Он храбро, нагло додумывал: вот и я чужое сделаю своим! Только игра эта будет покрупнее. Счет пойдет на немыслимые цифры! А даже и не на деньги, шут с ними! На славу! Да, на славу, на нее! Каков она на вкус?! Он жизнь проживает и не знает. Теперь узнает! Эти картины… они…
Он ни черта не понимал в живописи. Он просто видел: это красиво, и это можно дорого продать. Не их, дурак! А себя! Себя, как того, кто их родил! О да, это станут его дети. Он их усыновит, эти холсты, эти картонки. Он везде напишет на них свое имя. Имя! Марк! Мрак! Чёрт! Как это красиво! С фамилией отца его, родовой? Нет! Просто Марк! Ну вроде как марка! Фирма! Круто! Круче не бывает!

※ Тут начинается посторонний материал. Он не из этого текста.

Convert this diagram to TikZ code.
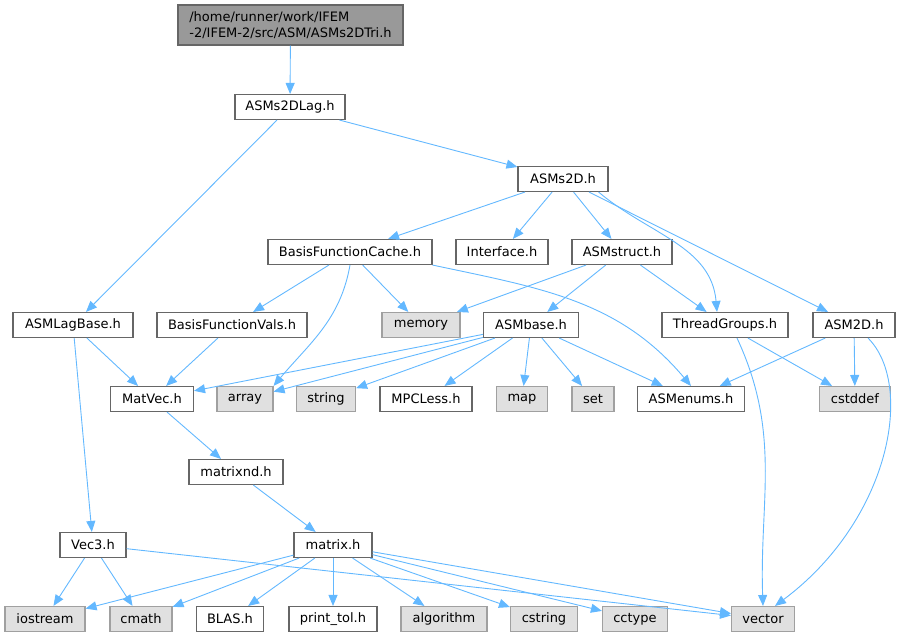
\documentclass[tikz,border=0pt]{standalone}
\usepackage{fontspec}
\setmainfont{DejaVu Sans}
\usetikzlibrary{arrows.meta}

\definecolor{edgeblue}{HTML}{63B8FF}
\definecolor{boxline}{HTML}{666666}
\definecolor{sysline}{HTML}{A0A0A0}
\definecolor{sysfill}{HTML}{E0E0E0}
\definecolor{topfill}{HTML}{999999}

\begin{document}
\begin{tikzpicture}[x=1pt, y=-1pt,
	hdr/.style={draw=boxline, fill=white, line width=1.1pt, inner sep=0pt,
		minimum height=25pt, font=\fontsize{13}{15.5}\selectfont},
	sys/.style={hdr, draw=sysline, fill=sysfill},
	inc/.style={draw=edgeblue, line width=0.9pt, -{Triangle[length=11pt,width=9pt]}}]
	\useasboundingbox (0,0) rectangle (912,637);
	% top file
	\node[hdr, fill=topfill, minimum width=225pt, minimum height=40pt, align=left] (tri) at (290.5,25)
		{/home/runner/work/IFEM\\-2/IFEM-2/src/ASM/ASMs2DTri.h};
	% project headers
	\node[hdr, minimum width=110pt] (lag) at (290,107) {ASMs2DLag.h};
	\node[hdr, minimum width=90pt] (s2d) at (563,179) {ASMs2D.h};
	\node[hdr, minimum width=164pt] (bfc) at (350,252) {BasisFunctionCache.h};
	\node[hdr, minimum width=92pt] (iface) at (502,252) {Interface.h};
	\node[hdr, minimum width=100pt] (struct) at (622,252) {ASMstruct.h};
	\node[hdr, minimum width=120pt] (lagbase) at (73,325) {ASMLagBase.h};
	\node[hdr, minimum width=150pt] (bfv) at (232,325) {BasisFunctionVals.h};
	\node[hdr, minimum width=95pt] (base) at (531,325) {ASMbase.h};
	\node[hdr, minimum width=126pt] (tg) at (725,325) {ThreadGroups.h};
	\node[hdr, minimum width=82pt] (asm2d) at (854,325) {ASM2D.h};
	\node[hdr, minimum width=83pt] (matvec) at (152,399) {MatVec.h};
	\node[hdr, minimum width=92pt] (mpc) at (426,399) {MPCLess.h};
	\node[hdr, minimum width=107pt] (enums) at (691,399) {ASMenums.h};
	\node[hdr, minimum width=94pt] (matrixnd) at (236,472) {matrixnd.h};
	\node[hdr, minimum width=66pt] (vec3) at (93,545) {Vec3.h};
	\node[hdr, minimum width=78pt] (matrix) at (333,545) {matrix.h};
	\node[hdr, minimum width=67pt] (blas) at (230,619) {BLAS.h};
	\node[hdr, minimum width=88pt] (printtol) at (333,619) {print\_tol.h};
	% system headers
	\node[sys, minimum width=78pt] (memory) at (421,325) {memory};
	\node[sys, minimum width=56pt] (array) at (245,399) {array};
	\node[sys, minimum width=59pt] (string) at (326,399) {string};
	\node[sys, minimum width=51pt] (map) at (522,399) {map};
	\node[sys, minimum width=42pt] (set) at (593,399) {set};
	\node[sys, minimum width=71pt] (cstddef) at (855,399) {cstddef};
	\node[sys, minimum width=80pt] (iostream) at (45,619) {iostream};
	\node[sys, minimum width=62pt] (cmath) at (141,619) {cmath};
	\node[sys, minimum width=86pt] (algorithm) at (444,619) {algorithm};
	\node[sys, minimum width=67pt] (cstring) at (544,619) {cstring};
	\node[sys, minimum width=65pt] (cctype) at (635,619) {cctype};
	\node[sys, minimum width=63pt] (vector) at (763,619) {vector};
	% includes
	\draw[inc] (tri) -- (lag);
	\draw[inc] (lag) -- (s2d);
	\draw[inc] (lag) -- (lagbase);
	\draw[inc] (s2d) -- (bfc);
	\draw[inc] (s2d) -- (iface);
	\draw[inc] (s2d) -- (struct);
	\draw[inc] ([xshift=-10pt]s2d.south east) to[out=-40, in=95] ([xshift=-8pt]tg.north);
	\draw[inc] (s2d) -- (asm2d);
	\draw[inc] (bfc) -- (bfv);
	\draw[inc] (bfc) -- (memory);
	\draw[inc] (bfc.south) to[out=-100, in=50] (array.north east);
	\draw[inc] (bfc.south east) to[out=-12, in=130] (enums.north);
	\draw[inc] (struct) -- (memory);
	\draw[inc] (struct) -- (base);
	\draw[inc] (struct) -- (tg);
	\draw[inc] (lagbase) -- (matvec);
	\draw[inc] (lagbase) -- (vec3);
	\draw[inc] (bfv) -- (matvec);
	\draw[inc] (base) -- (matvec);
	\draw[inc] (base) -- (array);
	\draw[inc] (base) -- (string);
	\draw[inc] (base) -- (mpc);
	\draw[inc] (base) -- (map);
	\draw[inc] (base) -- (set);
	\draw[inc] (base) -- (enums);
	\draw[inc] (tg) -- (cstddef);
	\draw[inc] ([xshift=12pt]tg.south) to[out=-65, in=92] (vector.north);
	\draw[inc] (asm2d) -- (enums);
	\draw[inc] (asm2d) -- (cstddef);
	\draw[inc] ([xshift=14pt]asm2d.south) .. controls (915,385) and (890,520) .. ([xshift=12pt]vector.north);
	\draw[inc] (matvec) -- (matrixnd);
	\draw[inc] (matrixnd) -- (matrix);
	\draw[inc] (vec3) -- (iostream);
	\draw[inc] (vec3) -- (cmath);
	\draw[inc] (vec3) -- (vector);
	\draw[inc] (matrix) -- (iostream);
	\draw[inc] (matrix) -- (cmath);
	\draw[inc] (matrix) -- (blas);
	\draw[inc] (matrix) -- (printtol);
	\draw[inc] (matrix) -- (algorithm);
	\draw[inc] (matrix) -- (cstring);
	\draw[inc] (matrix) -- (cctype);
	\draw[inc] (matrix) -- (vector);
\end{tikzpicture}
\end{document}
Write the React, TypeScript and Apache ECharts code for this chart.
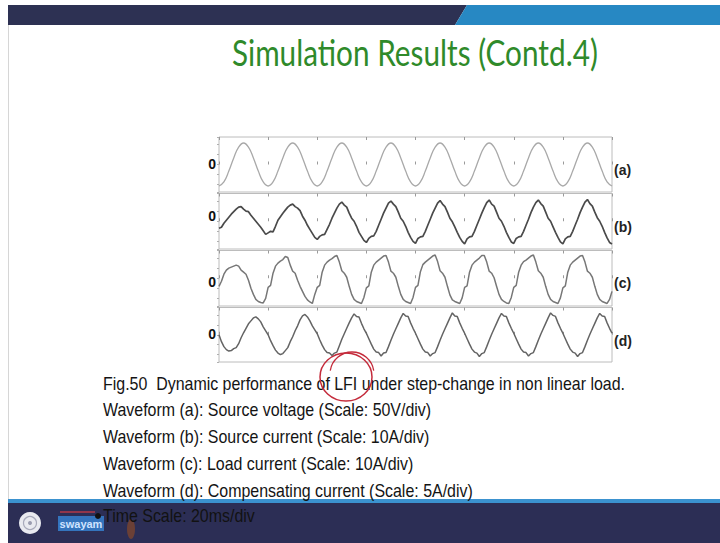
import React, { useEffect, useRef } from "react";
import * as echarts from "echarts";

// ---------- text ----------
const TITLE = "Simulation Results (Contd.4)";
const PANEL_TAGS = ["(a)", "(b)", "(c)", "(d)"];
const ZERO_LABEL = "0";
const CAPTION_LINES = [
  "Fig.50  Dynamic performance of LFI under step-change in non linear load.",
  "Waveform (a): Source voltage (Scale: 50V/div)",
  "Waveform (b): Source current (Scale: 10A/div)",
  "Waveform (c): Load current (Scale: 10A/div)",
  "Waveform (d): Compensating current (Scale: 5A/div)",
];
const TIME_SCALE = "Time Scale: 20ms/div";

// ---------- time axis (ms) ----------
const T_MIN = 0;
const T_MAX = 160;
const T_DIV = 20;
const STEP_A = 2; // sampling of waveform (a), ms
const STEP_BCD = 1; // sampling of waveforms (b)-(d), ms

// ---------- waveforms (arbitrary display units) ----------
const waveA = [
  -21.5, -17.4, -6.6, 6.6, 17.4, 21.5, 17.4, 6.6, -6.6, -17.4,
  -21.5, -17.4, -6.6, 6.6, 17.4, 21.5, 17.4, 6.6, -6.6, -17.4,
  -21.5, -17.4, -6.6, 6.6, 17.4, 21.5, 17.4, 6.6, -6.6, -17.4,
  -21.5, -17.4, -6.6, 6.6, 17.4, 21.5, 17.4, 6.6, -6.6, -17.4,
  -21.5, -17.4, -6.6, 6.6, 17.4, 21.5, 17.4, 6.6, -6.6, -17.4,
  -21.5, -17.4, -6.6, 6.6, 17.4, 21.5, 17.4, 6.6, -6.6, -17.4,
  -21.5, -17.4, -6.6, 6.6, 17.4, 21.5, 17.4, 6.6, -6.6, -17.4,
  -21.5, -17.4, -6.6, 6.6, 17.4, 21.5, 17.4, 6.6, -6.6, -17.4,
  -21.5,
];

const waveB = [
  -7, -6, -2, 1, 4, 7, 9.5, 12, 14, 14.5, 12, 10, 9.5, 6, 3, 0, -3, -6, -9.5, -13,
  -11.5, -10, -10.5, -5, 1, 4.5, 8, 11, 14, 16, 17, 14.5, 13, 10.5, 5, 1, -4, -8, -12, -16,
  -18, -15, -13.5, -13, -8, -3, 3, 8, 13, 17, 19, 16, 14, 8, 3, 0, -5, -11, -15, -19,
  -21, -17, -15, -14.5, -10, -4, 2, 8, 13, 18, 20, 17, 14.5, 9, 3, 0, -5, -11, -16, -20,
  -22, -17, -15.5, -15, -10, -4, 2, 8, 13, 18, 20.5, 17, 14.5, 9, 3, -0.5, -5.5, -11, -16, -20,
  -22.5, -17.5, -15.5, -15, -10, -4, 2, 8, 13.5, 18.5, 21, 17, 15, 9, 3, 0, -5, -11, -16, -20.5,
  -22, -17, -15.5, -15, -10, -4, 2, 8.5, 14, 18.5, 21, 17.5, 15, 9, 3, 0, -5.5, -11, -16, -20.5,
  -22.5, -17.5, -15.5, -15, -10, -4, 2, 8.5, 14, 19, 21.5, 17.5, 15, 9, 3.5, 0, -5, -11, -16.5, -21,
  -22.5,
];

const waveC = [
  -8, -3, 4, 8, 10, 11, 12, 13, 12, 8, 6, 4, -2, -10, -16, -21, -23, -24, -24.5, -20,
  -9, -7, 5, 12, 15, 17, 18.5, 21.5, 20.5, 13, 7, 5, -2, -8, -13, -18, -21.5, -23.5, -25, -16,
  -9, -7, 6, 13, 16, 18, 19.5, 21.5, 22.5, 16, 7.5, 5, 1, -8, -16, -21, -23, -24, -25, -19,
  -9.5, -7.5, 6, 13, 16, 18, 20, 22, 22.5, 16, 7, 5, 1, -8, -16, -21, -23, -24, -25, -19,
  -9, -7, 6.5, 13.5, 16, 18, 20, 22, 23, 16.5, 7.5, 5, 1, -8, -16.5, -21.5, -23, -24, -25, -19.5,
  -9, -7.5, 6, 13, 16, 18, 20, 22.5, 22.5, 16, 7, 5, 0.5, -8, -16, -21, -23, -24.5, -25, -19,
  -9, -7, 6, 13, 16.5, 18, 20, 22, 23, 16, 7.5, 5, 1, -8, -16, -21, -23, -24, -25, -19.5,
  -9.5, -7.5, 6, 13, 16, 18, 20, 22, 22.5, 16, 7, 5, 1, -8, -16, -21, -23, -24, -25, -21,
  -13,
];

const waveD = [
  0, -7, -12, -15, -16.5, -16, -14, -13, -9, -3, 2, 6.5, 11, 14, 17, 18, 16, 13, 8, 4,
  0, -6, -11, -15.5, -18.5, -20, -19, -16, -13, -7, -2, 4, 9, 15, 19, 20.5, 18, 14, 9, 5,
  1, -5, -10.5, -15, -18, -18.5, -21, -18.5, -17.5, -11, -4.5, 1, 6.5, 12, 17, 21, 18.5, 18, 11.5, 6,
  1.5, -4, -9.5, -14.5, -17.5, -18, -21.5, -18.5, -18, -12, -5.5, 0.5, 6, 11.5, 17, 21.5, 19, 18.5, 12, 6.5,
  1.5, -4, -9.5, -14.5, -17.5, -18, -21.5, -19, -18, -12, -5.5, 0.5, 6, 11.5, 17, 22, 19, 18.5, 12, 6.5,
  1.5, -4, -9.5, -14.5, -17.5, -18.5, -22, -19, -18, -12, -5.5, 0.5, 6, 11.5, 17, 21.5, 19, 18.5, 12, 6.5,
  1.5, -4, -9.5, -14.5, -17.5, -18, -21.5, -19, -18, -12, -5.5, 0.5, 6, 11.5, 17, 22, 19.5, 18.5, 12, 6.5,
  1.5, -4, -9.5, -14.5, -17.5, -18.5, -22, -19, -18, -12, -5.5, 0.5, 6, 11.5, 17, 21.5, 19, 18.5, 12, 6.5,
  1.5,
];

// ---------- layout / style ----------
const PLOT_LEFT = 219;
const PLOT_WIDTH = 393;
const PANELS = [
  { top: 137, height: 55 },
  { top: 193.5, height: 55.5 },
  { top: 250.5, height: 55.5 },
  { top: 307.5, height: 54.5 },
];
const Y_HALF = 27.5;
const ZERO_Y = [164, 216, 282, 334];
const TAG_Y = [170, 227, 283, 341];
const LINE_COLORS = ["#a9a9a9", "#4a4a4a", "#777777", "#646464"];
const LINE_WIDTHS = [1.3, 1.7, 1.5, 1.5];
const CAPTION_Y = [384, 410, 437, 464, 491];
const BODY_FONT = "'Liberation Sans', Arial, sans-serif";
const TITLE_FONT = "Lato, 'Open Sans', sans-serif";

function measure(text: string, font: string): number {
  const c = document.createElement("canvas");
  const ctx = c.getContext("2d");
  if (!ctx) return 1;
  ctx.font = font;
  return ctx.measureText(text).width || 1;
}

function pairs(times: number[], vals: number[]) {
  return vals.map((v, i) => [times[i], v]);
}

export default function App() {
  const ref = useRef<HTMLDivElement>(null);

  useEffect(() => {
    if (!ref.current) return;
    const chart = echarts.init(ref.current, undefined, { renderer: "svg" });

    const timesA = waveA.map((_, i) => T_MIN + i * STEP_A);
    const timesB = waveB.map((_, i) => T_MIN + i * STEP_BCD);
    const waves = [waveA, waveB, waveC, waveD];
    const times = [timesA, timesB, timesB, timesB];

    const captionScale = 522 / measure(CAPTION_LINES[0], `18.5px ${BODY_FONT}`);
    const titleScale = 366 / measure(TITLE, `37px ${TITLE_FONT}`);
    const timeScale = captionScale;

    const grids = PANELS.map((p) => ({
      left: PLOT_LEFT,
      width: PLOT_WIDTH,
      top: p.top,
      height: p.height,
      show: true,
      borderColor: "#bcbcbc",
      borderWidth: 1,
      backgroundColor: "transparent",
    }));

    const xAxes: any[] = [];
    PANELS.forEach((_, i) => {
      ["bottom", "top"].forEach((pos) => {
        xAxes.push({
          type: "value",
          gridIndex: i,
          position: pos,
          min: T_MIN,
          max: T_MAX,
          interval: T_DIV,
          axisLine: { show: false },
          axisTick: { show: true, inside: true, length: 3, lineStyle: { color: "#9a9a9a", width: 1 } },
          axisLabel: { show: false },
          splitLine: { show: false },
        });
      });
    });

    const yAxes = PANELS.map((_, i) => ({
      type: "value",
      gridIndex: i,
      position: "right",
      min: -Y_HALF,
      max: Y_HALF,
      axisLine: { show: false },
      axisTick: { show: true, inside: true, length: 2, lineStyle: { color: "#b0b0b0" } },
      axisLabel: { show: false },
      splitLine: { show: false },
    }));

    const series = waves.map((w, i) => ({
      type: "line",
      xAxisIndex: i * 2,
      yAxisIndex: i,
      data: pairs(times[i], w),
      showSymbol: false,
      symbol: "none",
      smooth: i === 0 ? 0.45 : false,
      lineStyle: { color: LINE_COLORS[i], width: LINE_WIDTHS[i] },
      silent: true,
    }));

    const txt = (
      text: string,
      x: number,
      y: number,
      opts: { size: number; family: string; weight?: string; fill?: string; align?: string; scaleX?: number }
    ) => ({
      type: "text",
      x,
      y,
      scaleX: opts.scaleX ?? 1,
      silent: true,
      style: {
        text,
        fill: opts.fill ?? "#151515",
        fontSize: opts.size,
        fontFamily: opts.family,
        fontWeight: opts.weight ?? "normal",
        textAlign: opts.align ?? "left",
        align: opts.align ?? "left",
        textVerticalAlign: "middle",
        verticalAlign: "middle",
      },
    });

    const elements: any[] = [
      // top banner
      { type: "polygon", silent: true, shape: { points: [[8, 5], [467, 5], [455, 25], [8, 25]] }, style: { fill: "#2d3153" } },
      { type: "polygon", silent: true, shape: { points: [[467, 5], [720, 5], [720, 25], [455, 25]] }, style: { fill: "#2788c3" } },
      // left slide edge
      { type: "line", silent: true, shape: { x1: 8.5, y1: 25, x2: 8.5, y2: 500 }, style: { stroke: "#d6d6d6", lineWidth: 1 } },
      // title
      txt(TITLE, 232, 52, { size: 37, family: TITLE_FONT, fill: "#2f8a2a", scaleX: titleScale }),
      // bottom bar
      { type: "rect", silent: true, shape: { x: 8, y: 499, width: 712, height: 4 }, style: { fill: "#3b92cf" } },
      { type: "rect", silent: true, shape: { x: 8, y: 503, width: 712, height: 40 }, style: { fill: "#2c2e55" } },
      // emblem
      { type: "circle", silent: true, shape: { cx: 30, cy: 523, r: 11 }, style: { fill: "#e9eaf0" } },
      { type: "circle", silent: true, shape: { cx: 30, cy: 523, r: 6.5 }, style: { fill: "none", stroke: "#a8aabb", lineWidth: 1.2 } },
      { type: "circle", silent: true, shape: { cx: 30, cy: 523, r: 2 }, style: { fill: "#9a9cb0" } },
      // swayam logo
      { type: "line", silent: true, shape: { x1: 60, y1: 512, x2: 95, y2: 512 }, style: { stroke: "#b23a48", lineWidth: 1.5 } },
      { type: "rect", silent: true, shape: { x: 58, y: 516, width: 46, height: 15 }, style: { fill: "#3474bd" } },
      txt("swayam", 81, 523.5, { size: 11, family: BODY_FONT, weight: "bold", fill: "#cfe3ff", align: "center" }),
      { type: "ellipse", silent: true, shape: { cx: 131, cy: 529, rx: 4, ry: 10 }, style: { fill: "#6b4036" } },
      // time scale line
      { type: "circle", silent: true, shape: { cx: 98, cy: 516, r: 3 }, style: { fill: "#111" } },
      txt(TIME_SCALE, 103, 516, { size: 18.5, family: BODY_FONT, scaleX: timeScale, fill: "#121212" }),
    ];

    PANELS.forEach((_, i) => {
      elements.push(txt(ZERO_LABEL, 216, ZERO_Y[i], { size: 14, family: BODY_FONT, weight: "bold", align: "right", fill: "#111" }));
      elements.push(txt(PANEL_TAGS[i], 614, TAG_Y[i], { size: 14, family: BODY_FONT, weight: "bold", fill: "#222" }));
    });

    CAPTION_LINES.forEach((line, i) => {
      elements.push(txt(line, 103, CAPTION_Y[i], { size: 18.5, family: BODY_FONT, scaleX: captionScale, fill: "#141414" }));
    });

    // red hand-drawn circle
    elements.push({ type: "ellipse", silent: true, shape: { cx: 346, cy: 377, rx: 26, ry: 24 }, style: { fill: "none", stroke: "#c42b3b", lineWidth: 1.5 } });
    elements.push({
      type: "arc",
      silent: true,
      shape: { cx: 352, cy: 374, r: 22, startAngle: Math.PI * 1.05, endAngle: Math.PI * 1.95 },
      style: { fill: "none", stroke: "#c42b3b", lineWidth: 1.3 },
    });

    chart.setOption({
      animation: false,
      backgroundColor: "#ffffff",
      grid: grids,
      xAxis: xAxes,
      yAxis: yAxes,
      series,
      graphic: { elements },
    });

    return () => chart.dispose();
  }, []);

  return (
    <div
      ref={ref}
      style={{ position: "fixed", left: 0, top: 0, width: 720, height: 543, background: "#fff" }}
    />
  );
}
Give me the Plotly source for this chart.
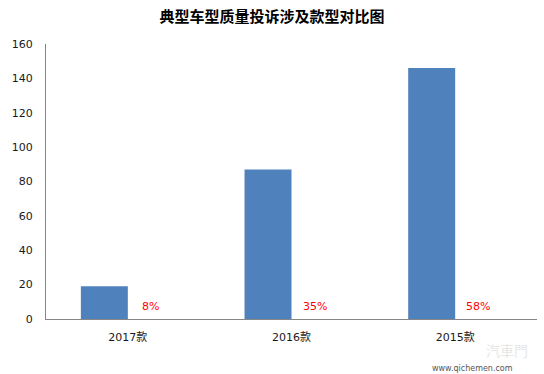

Все богатеи всей Москвы, да что там, всего Токио, всего Нью-Йорка и Парижа, Кейптауна и Стокгольма, и какие там на земле есть еще знаменитые громкие города, купят его картины! Он будет висеть во всех музеях мира! К нему будут вставать в очередь за автографом! Он…
Оборвал себя. Тихо, вслух сказал себе: ты же рисовать ни шиша не умеешь. К мольберту не встанешь. Да, ты уже малюешь, возишь кисточкой по холсту, детский лепет.